COUNTY OF YUBA, Plaintiff and Respondent, v. John H. MATTOON and Marjorie Mattoon, Defendants and Appellants.
Defendants appeal from a judgment in favor of plaintiff in the sum of $1,400 for rent and $150 for damages.
It appears that plaintiff leased approximately 300 acres of land to defendants for the purpose of growing rice thereon during the season of 1955. The lease provided for a rental of 20 per cent of the gross crop proceeds, or in any event a minimum of $2,500. No rice was planted and plaintiff elected to sue for the minimum rent only. Plaintiff also sought damages in the sum of $150 for the alleged failure of defendants to conduct necessary rodent and pest control.
Defendants pleaded impossibility of performance by reason of a government order limiting the amount of rice which they would be permitted to grow in that year. Prior to said order defendants had also obligated themselves to plant rice on land leased from others, or a total of approximately 500 acres. Defendants' allotment permitted them to farm 287 acres of the total acreage under lease. They elected to allow plaintiff's land to remain idle and to devote their entire allotment to the land leased from others.
Defendants' attempt to show complete impossibility of performance went no further than to establish partial impossibility; that is, the evidence disclosed that the acreage they were permitted to plant to rice amounted to about 58 per cent of the total acreage under lease. Under such circumstances defendants became obligated to prorate their allotment among their various lessors. Akins v. Riverbank Canning Co., 80 Cal.App.2d 868, 872–873, 183 P.2d 86.
The applicable rule is set forth in Restatement of the Law of Contracts, section 464, subsection 1, as follows: ‘Where a promisor makes two or more bargains and facts then exist or subsequently occur that on grounds of impossibility prevent the imposition of a duty to perform all the promises in their entirety, or that discharge a duty to do so that has arisen, but partial performance capable of ratable apportionment to the several bargains is possible, the promisor is under a duty to make such apportionment and is otherwise discharged * * *’ See also Williston on Contracts, Rev.Ed., Vol. 6, page 1962.

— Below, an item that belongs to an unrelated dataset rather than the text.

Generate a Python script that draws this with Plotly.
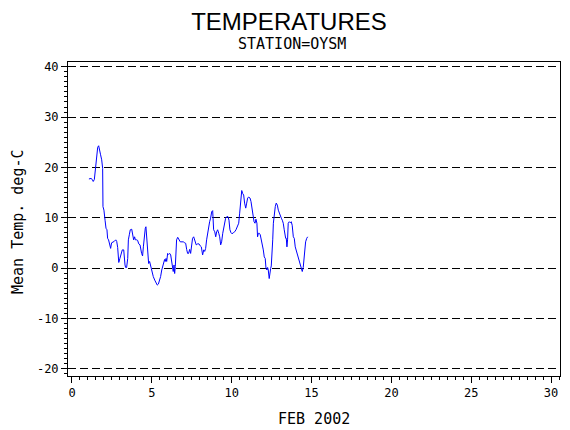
import plotly.graph_objects as go

# hourly-ish mean temperature readings, Feb 2002, station OYSM
day = [1.06, 1.19, 1.27, 1.33, 1.40, 1.46, 1.52, 1.61, 1.67, 1.73, 1.79, 1.86, 1.92, 1.94, 2.00,
       2.07, 2.13, 2.19, 2.23, 2.29, 2.36, 2.42, 2.48, 2.57, 2.65, 2.74, 2.80, 2.86, 2.90, 2.93,
       3.00, 3.07, 3.15, 3.24, 3.28, 3.32, 3.36, 3.42, 3.49, 3.53, 3.59, 3.65, 3.74, 3.80, 3.86,
       3.92, 3.97, 4.05, 4.11, 4.18, 4.26,
       4.36, 4.42, 4.47, 4.53, 4.59, 4.63, 4.68, 4.74, 4.80, 4.86, 4.93, 5.01, 5.09, 5.18, 5.26,
       5.34, 5.41, 5.47, 5.55, 5.62, 5.68, 5.74, 5.80, 5.84, 5.89, 5.93, 5.99, 6.05, 6.12, 6.18,
       6.24, 6.31, 6.34, 6.39, 6.43, 6.47, 6.51, 6.55, 6.62, 6.70, 6.78, 6.89, 6.97, 7.06, 7.12,
       7.18, 7.24, 7.30, 7.37, 7.43, 7.49, 7.55, 7.62, 7.70, 7.78, 7.87, 7.95, 8.03,
       8.10, 8.18, 8.25, 8.31, 8.37, 8.43, 8.50, 8.56, 8.62, 8.68, 8.75, 8.81, 8.87, 8.94, 9.00,
       9.06, 9.12, 9.19, 9.25, 9.31, 9.37, 9.44, 9.50, 9.56, 9.62, 9.69, 9.77, 9.83, 9.89, 9.96,
       10.02, 10.10, 10.19, 10.27, 10.35, 10.44, 10.50, 10.56, 10.63, 10.69, 10.75, 10.81, 10.88,
       10.94, 11.00, 11.06, 11.15, 11.21, 11.27, 11.33, 11.40, 11.46,
       11.52, 11.58, 11.62, 11.67, 11.73, 11.79, 11.85, 11.92, 11.98, 12.04, 12.10, 12.15, 12.21,
       12.25, 12.29, 12.35, 12.40, 12.44, 12.48, 12.52, 12.57, 12.61, 12.67, 12.73, 12.79, 12.86,
       12.92, 12.98, 13.04, 13.11, 13.17, 13.23, 13.29, 13.34, 13.38, 13.42, 13.46, 13.50, 13.54,
       13.61, 13.67, 13.73, 13.79, 13.86, 13.92, 13.98, 14.04, 14.11, 14.17, 14.23, 14.30, 14.36,
       14.42, 14.48, 14.53, 14.57, 14.63, 14.70, 14.76]

temp = [17.7, 17.8, 17.6, 17.2, 17.6, 19.5, 21.5, 24.0, 24.3, 23.1, 22.5, 21.5, 19.8, 12.2, 11.5,
        9.5, 7.9, 7.6, 5.9, 5.6, 4.2, 3.9, 5.0, 5.1, 5.3, 5.6, 5.3, 4.1, 1.6, 1.1,
        1.9, 2.9, 3.6, 3.6, 1.6, 0.6, 0.1, 0.1, 1.9, 5.6, 6.6, 7.6, 7.7, 6.2, 5.6,
        6.2, 5.6, 5.6, 5.5, 4.8, 4.6,
        2.9, 2.4, 4.2, 6.6, 7.9, 8.2, 6.2, 2.9, 0.9, 1.3, 0.3, -0.7, -1.7, -2.4, -2.9,
        -3.4, -3.2, -2.7, -1.7, -0.4, 0.4, 0.9, 1.7, 1.3, 1.9, 1.3, 2.9, 2.7, 2.9, 2.6,
        1.3, -0.3, -0.7, 0.6, -1.1, 0.3, 3.9, 5.6, 6.1, 5.6, 5.2, 5.2, 5.2, 5.0, 4.9,
        3.7, 2.9, 2.9, 3.7, 2.9, 4.2, 5.9, 6.2, 5.2, 4.6, 4.8, 4.8, 4.4,
        4.2, 2.6, 3.6, 3.3, 3.9, 5.6, 7.2, 7.9, 9.2, 9.9, 11.2, 11.4, 7.6, 7.2, 6.2,
        7.2, 7.6, 6.9, 6.2, 4.6, 5.2, 6.9, 8.2, 8.9, 9.9, 10.2, 10.2, 9.5, 7.6, 7.0,
        6.8, 7.0, 7.2, 7.6, 8.2, 8.9, 10.9, 13.5, 15.4, 14.8, 14.5, 12.9, 11.9,
        12.9, 13.9, 14.1, 13.9, 13.2, 11.9, 10.9, 9.2, 8.9,
        9.7, 8.9, 6.2, 6.9, 6.9, 6.6, 5.6, 5.2, 3.6, 2.2, 1.9, -0.1, -0.4,
        0.1, -0.4, -2.1, -0.1, -0.1, 0.4, 2.2, 5.6, 8.9, 10.9, 12.2, 12.9, 12.5,
        11.5, 10.9, 10.2, 9.9, 9.5, 8.9, 7.6, 6.2, 5.9, 5.9, 4.2, 5.6, 8.9,
        9.2, 9.0, 9.2, 8.5, 6.2, 5.9, 4.2, 3.6, 2.6, 1.9, 1.3, 0.6, -0.1,
        -0.7, 0.1, 1.6, 4.2, 5.2, 5.9, 6.2]

x_ticks = [0, 5, 10, 15, 20, 25, 30]
y_ticks = [-20, -10, 0, 10, 20, 30, 40]

mono = "DejaVu Sans Mono"

fig = go.Figure()
fig.add_trace(go.Scatter(x=day, y=temp, mode="lines",
                         line=dict(color="#0000ff", width=1),
                         showlegend=False, hoverinfo="skip"))

# page body adds 8px margin, so the figure is a bit smaller than the window
fig.update_layout(
    width=562, height=422,
    margin=dict(l=60, r=10, t=54, b=54),
    paper_bgcolor="white", plot_bgcolor="white",
    title=dict(text="TEMPERATURES", x=0.5, xanchor="center",
               y=1 - 14 / 422, yanchor="middle", yref="container",
               font=dict(family="Liberation Sans Narrow, Liberation Sans", size=24, color="black")),
    font=dict(family=mono, size=12, color="black"),
)

# subtitle + axis labels as annotations so they sit where the original puts them
fig.add_annotation(text="STATION=OYSM", xref="paper", yref="paper", x=(283.5 - 60) / 492, y=(376 - 44) / 314,
                   xanchor="center", yanchor="middle",
                   showarrow=False, font=dict(family=mono, size=15, color="black"))
fig.add_annotation(text="FEB 2002", xref="paper", yref="paper", x=(314 - 68) / 492, y=(376 - 419) / 314,
                   xanchor="center", yanchor="middle",
                   showarrow=False, font=dict(family=mono, size=15, color="black"))
fig.add_annotation(text="Mean Temp. deg-C", xref="paper", yref="paper", x=(18 - 68) / 492, y=(376 - 222) / 314,
                   xanchor="center", yanchor="middle",
                   textangle=-90, showarrow=False, font=dict(family=mono, size=15, color="black"))

fig.update_xaxes(
    range=[-0.25, 30.56], tickvals=x_ticks, ticktext=[str(v) for v in x_ticks],
    showgrid=False, zeroline=False,
    showline=True, linecolor="black", linewidth=1, mirror=True,
    ticks="outside", ticklen=6, tickcolor="black",
    minor=dict(dtick=0.5, tick0=0, ticks="outside", ticklen=3, tickcolor="black", showgrid=False),
)
fig.update_yaxes(
    range=[-21.47, 40.95], tickvals=y_ticks, ticktext=[str(v) for v in y_ticks],
    showgrid=True, gridcolor="black", gridwidth=1, griddash="8px,4px",
    zeroline=False,
    showline=True, linecolor="black", linewidth=1, mirror=True,
    ticks="outside", ticklen=6, tickcolor="black",
    minor=dict(dtick=1, tick0=0, ticks="outside", ticklen=3, tickcolor="black", showgrid=False),
)

fig.write_html("out.html")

The present case was tried to a jury and the court instructed it upon the theory of impossibility of performance, saying among other things: ‘You are instructed that the order of the Department of Agriculture of the United States, given to the Defendant on or about January 25, 1955 and introduced as evidence herein, curtailing his rice farming operations for the year 1955 is a fortuitous event as defined in these instructions, and is a matter you may consider with other facts and circumstances in determining whether the Defendant is to be excused from the performance of the lease by him in the year 1955.’ Other instructions along the same line were given and there is no complaint that the jury was not properly instructed. The court also told the jury that if a government regulation did not entirely prohibit defendant from farming the leased premises but only limited or restricted his operation thereon, thereby making it less profitable and more difficult to perform the lease, the same was not terminated and defendant was not excused from further performance.
Plaintiff proved a prima facie case for recovery of the minimum rental. It might have sued (but was not required to) for a greater sum based upon the damages it suffered through the failure of its lessee to farm the land and to account to it for its share of the crop proceeds. That it was willing to content itself, however, with the minimum rental was a matter for it to determine and defendants cannot complain. Defendants did not prove a release from the lease as they attempted to do, and the jury properly held them to some liability. While it is impossible to determine from the record here just how the jury arrived as its verdict of $1,400, it does appear that this sum represents approximately 58 per cent of the minimum rental, and therefore that the jury may have applied the ratable performance rule to the minimum rental. It is not necessary for us to decide whether the partial relief shown could apply to the minimum rental. Under the pleadings and the evidence, the jury gave defendants more relief than, under any theory, they were entitled to. The defendants have not been aggrieved, and therefore the judgment must be affirmed.
Defendants contend further that they were erroneously prevented by the court from introducing evidence concerning difficulties they met in financing their farming operations. Such matters were immaterial to the issues and the court properly excluded the offered proof. Williston on Contracts, Rev.Ed., page 5412.
The order denying defendants' motion for a new trial not being appealable, their purported appeal therefrom is dismissed. The judgment is affirmed.
VAN DYKE, P. J., and SCHOTTKY, J., concur.